An Abortion-Oriented Cosmology Tale Debuts in NYC

A steamy shroud of humidity, strobing fireflies dancing among leaves and blossoms, and handfuls of overripe mulberries plunking down from the sky above New York City’s El Jardín del Paraiso set the stage for the premiere of Alexandra Neuman’s abortion-oriented cosmology tale last Thursday, June 20.

Scheduled around the summer solstice and performed on a mound of garden soil, The Collective Womb (2024) reframes abortion as critical to the development of our universe in a creationist myth bolstered by live music, large puppets, womb cookies, and moments of humor. Following its opening at the Manhattan public park, the 45-minute performance will be presented to audiences for free at the 601 Art Space on Friday, July 26, and Saturday, July 27.

As an interdisciplinary artist and spiritual healing worker, much of Neuman’s work revolves around realigning the human body to its surrounding ecologies. In The Collective Womb, she and co-directors Raychel Ceciro and Logan gabrielle Schulman remove the clinical context and sociopolitical talking points surrounding the process of abortion, instead presenting the dawn of its existence through a conglomerated mythos that references spiritual and cosmic origin stories from across the world.

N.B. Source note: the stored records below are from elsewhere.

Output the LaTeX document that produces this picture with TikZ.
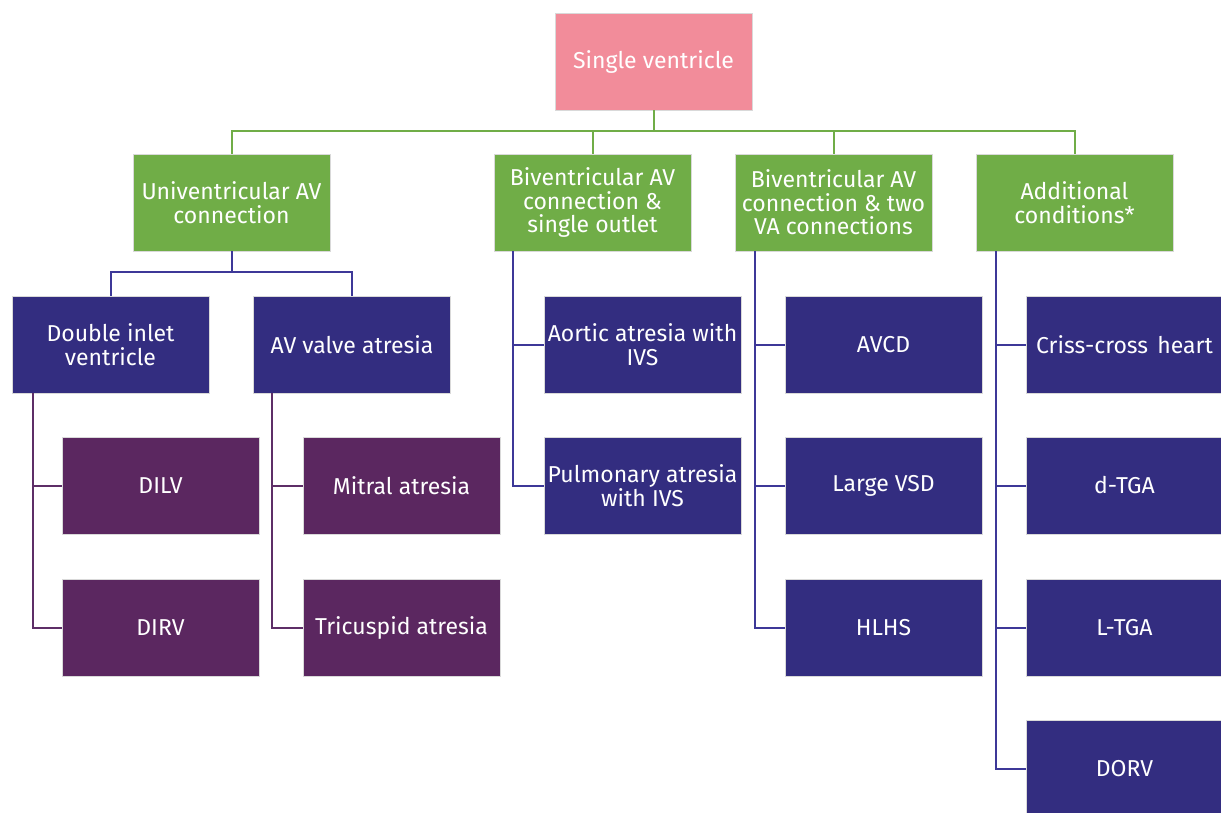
\documentclass[tikz,border=0pt]{standalone}
\usepackage{fontspec}
\setmainfont{Fira Sans}
\definecolor{cpink}{HTML}{F28C9A}
\definecolor{cgreen}{HTML}{70AD47}
\definecolor{cblue}{HTML}{332D80}
\definecolor{cpurple}{HTML}{5B2760}
\definecolor{lblue}{HTML}{3D3898}
\definecolor{lpurple}{HTML}{5E2E67}
\begin{document}
\begin{tikzpicture}[x=1pt,y=-1pt,
  box/.style={rectangle, minimum width=197pt, minimum height=97pt, inner sep=2pt,
    draw=white!85!black, line width=0.6pt, text=white, align=center,
    font=\fontsize{23}{23.5}\selectfont},
  pinkbox/.style={box, fill=cpink},
  greenbox/.style={box, fill=cgreen},
  bluebox/.style={box, fill=cblue},
  purplebox/.style={box, fill=cpurple},
  gline/.style={draw=cgreen, line width=2pt},
  bline/.style={draw=lblue, line width=2pt},
  pline/.style={draw=lpurple, line width=2pt}]
\useasboundingbox (0,0) rectangle (1221,813);
\fill[white] (0,0) rectangle (1221,813);
% level 0
\node[pinkbox] (sv) at (653.5,61.5) {Single ventricle};
% level 1
\node[greenbox] (g1) at (231.5,202.5) {Univentricular AV\\connection};
\node[greenbox] (g2) at (592.5,202.5) {Biventricular AV\\connection \&\\single outlet};
\node[greenbox] (g3) at (833.5,202.5) {Biventricular AV\\connection \& two\\VA connections};
\node[greenbox] (g4) at (1074.5,202.5) {Additional\\conditions*};
% level 2
\node[bluebox] (dbl) at (110.5,344.5) {Double inlet\\ventricle};
\node[bluebox] (avv) at (352,344.5) {AV valve atresia};
\node[bluebox] (aor) at (642.5,344.5) {Aortic atresia with\\IVS};
\node[bluebox] (avcd) at (883.5,344.5) {AVCD};
\node[bluebox] (cc) at (1124.5,344.5) {Criss-cross\hspace{0.4em}heart};
% level 3
\node[purplebox] (dilv) at (160.5,485.5) {DILV};
\node[purplebox] (mit) at (401.5,485.5) {Mitral atresia};
\node[bluebox] (pul) at (642.5,485.5) {Pulmonary atresia\\with IVS};
\node[bluebox] (vsd) at (883.5,485.5) {Large VSD};
\node[bluebox] (dtga) at (1124.5,485.5) {d-TGA};
% level 4
\node[purplebox] (dirv) at (160.5,627.5) {DIRV};
\node[purplebox] (tri) at (401.5,627.5) {Tricuspid atresia};
\node[bluebox] (hlhs) at (883.5,627.5) {HLHS};
\node[bluebox] (ltga) at (1124.5,627.5) {L-TGA};
% level 5
\node[bluebox] (dorv) at (1124.5,768.5) {DORV};
% connectors level 0 -> 1
\coordinate (hub) at (653.5,131);
\draw[gline] (sv.south) -- (hub);
\draw[gline] (hub) -| (g1.north);
\draw[gline] (hub) -| (g2.north);
\draw[gline] (hub) -| (g3.north);
\draw[gline] (hub) -| (g4.north);
% univentricular -> children
\coordinate (uhub) at (231.5,272);
\draw[bline] (g1.south) -- (uhub);
\draw[bline] (uhub) -| (dbl.north);
\draw[bline] (uhub) -| (avv.north);
% brackets
\draw[pline] ([xshift=21pt]dbl.south west) |- (dilv.west);
\draw[pline] ([xshift=21pt]dbl.south west) |- (dirv.west);
\draw[pline] ([xshift=18.5pt]avv.south west) |- (mit.west);
\draw[pline] ([xshift=18.5pt]avv.south west) |- (tri.west);
\draw[bline] ([xshift=19pt]g2.south west) |- (aor.west);
\draw[bline] ([xshift=19pt]g2.south west) |- (pul.west);
\draw[bline] ([xshift=20pt]g3.south west) |- (avcd.west);
\draw[bline] ([xshift=20pt]g3.south west) |- (vsd.west);
\draw[bline] ([xshift=20pt]g3.south west) |- (hlhs.west);
\draw[bline] ([xshift=20pt]g4.south west) |- (cc.west);
\draw[bline] ([xshift=20pt]g4.south west) |- (dtga.west);
\draw[bline] ([xshift=20pt]g4.south west) |- (ltga.west);
\draw[bline] ([xshift=20pt]g4.south west) |- (dorv.west);
\end{tikzpicture}
\end{document}
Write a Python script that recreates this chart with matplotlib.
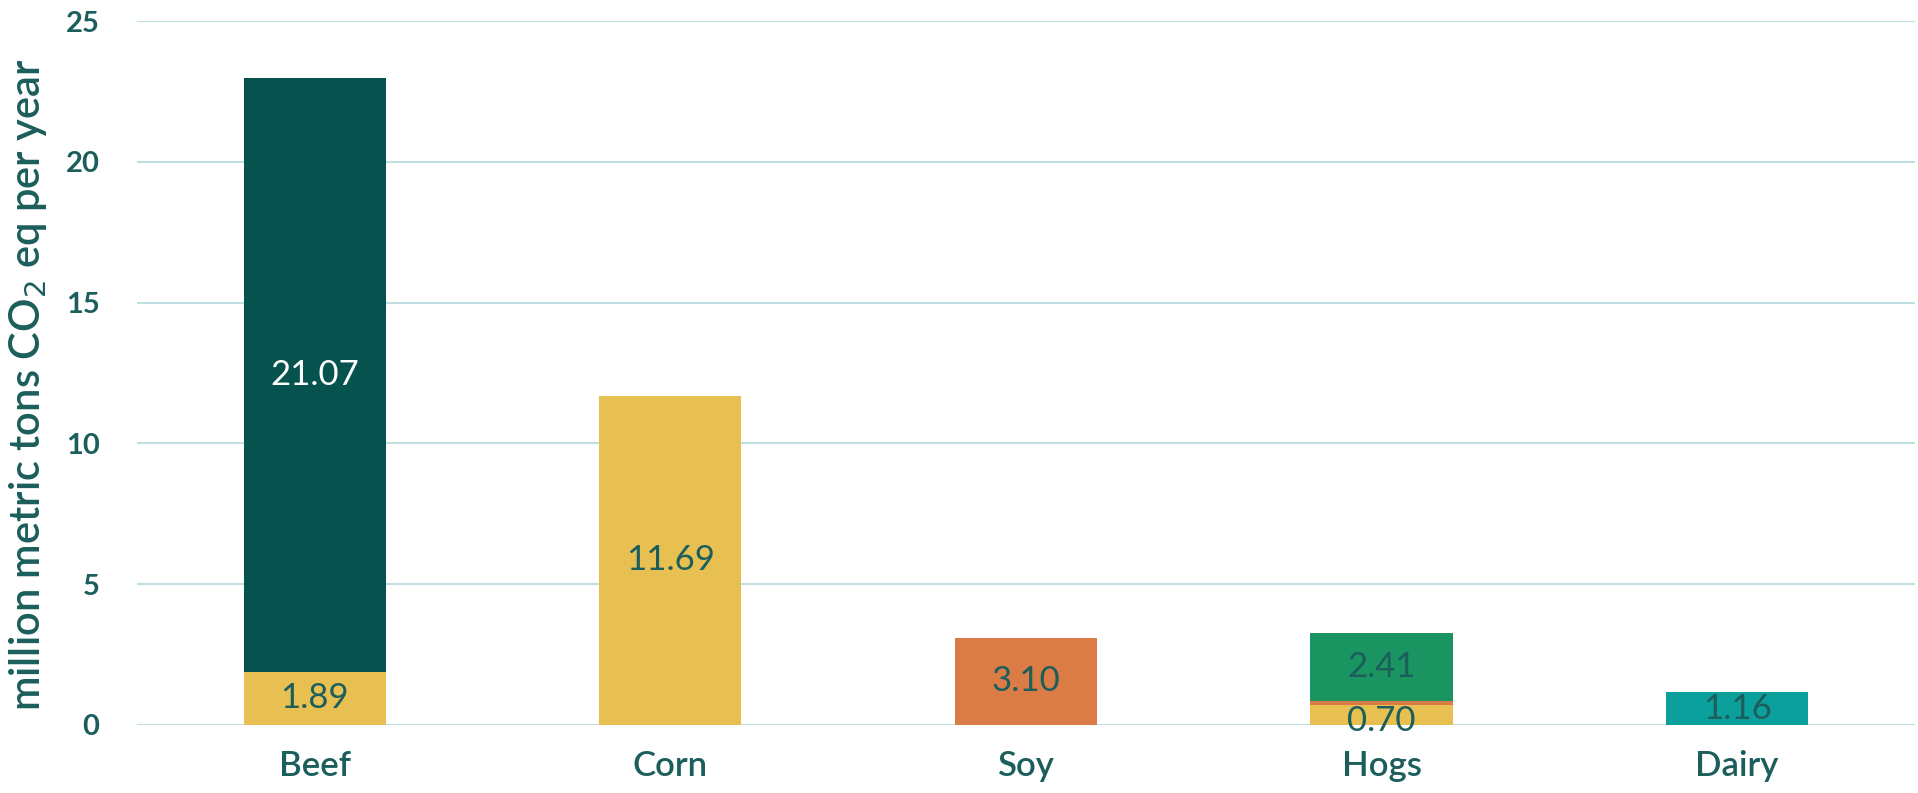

Before sunset on Thursday, Neuman, and performers Teshale Nuer, Nic Koller, and Blaze Hubbell led a curated song circle that asked viewers to connect with and listen to the earth. The story begins with the non-gendered Mud Person, portrayed by the bewitching Irisdelia Garcia, and three serpentine friends that glean vitality through Mud Person’s act of menstruation — a gift from the Moon. At one point, the Sun forcibly impregnates Mud Person, leaving them catatonic and depressed as their inability to menstruate results in the loss of the serpents. The Moon and Stars grant Mud Person the ability to abort their pregnancy, which results in the return of the serpents and enables Mud Person’s heart to explode into thousands of seedlings that make up the first generation of human beings on the planet.

Though exceptional care and artistry were put into the choreography, props, and presentation, the piece also doesn’t take itself too seriously and humorously leans into the perplexities of performance art through campy props and line deliveries, cue cards for audience reactions, and engaging the audience throughout portions of the piece. What could have easily been pretentious and inaccessible becomes easy to appreciate and uniquely memorable through its engagement of all the senses. It was also an interesting diversion from the strictly medical narrative of “abortion is healthcare,” instead underscoring that abortion is natural; that abortion is the beginning; that abortion is crucial; and that abortions are not terminations, but simply exchanges of energy between the body and the world.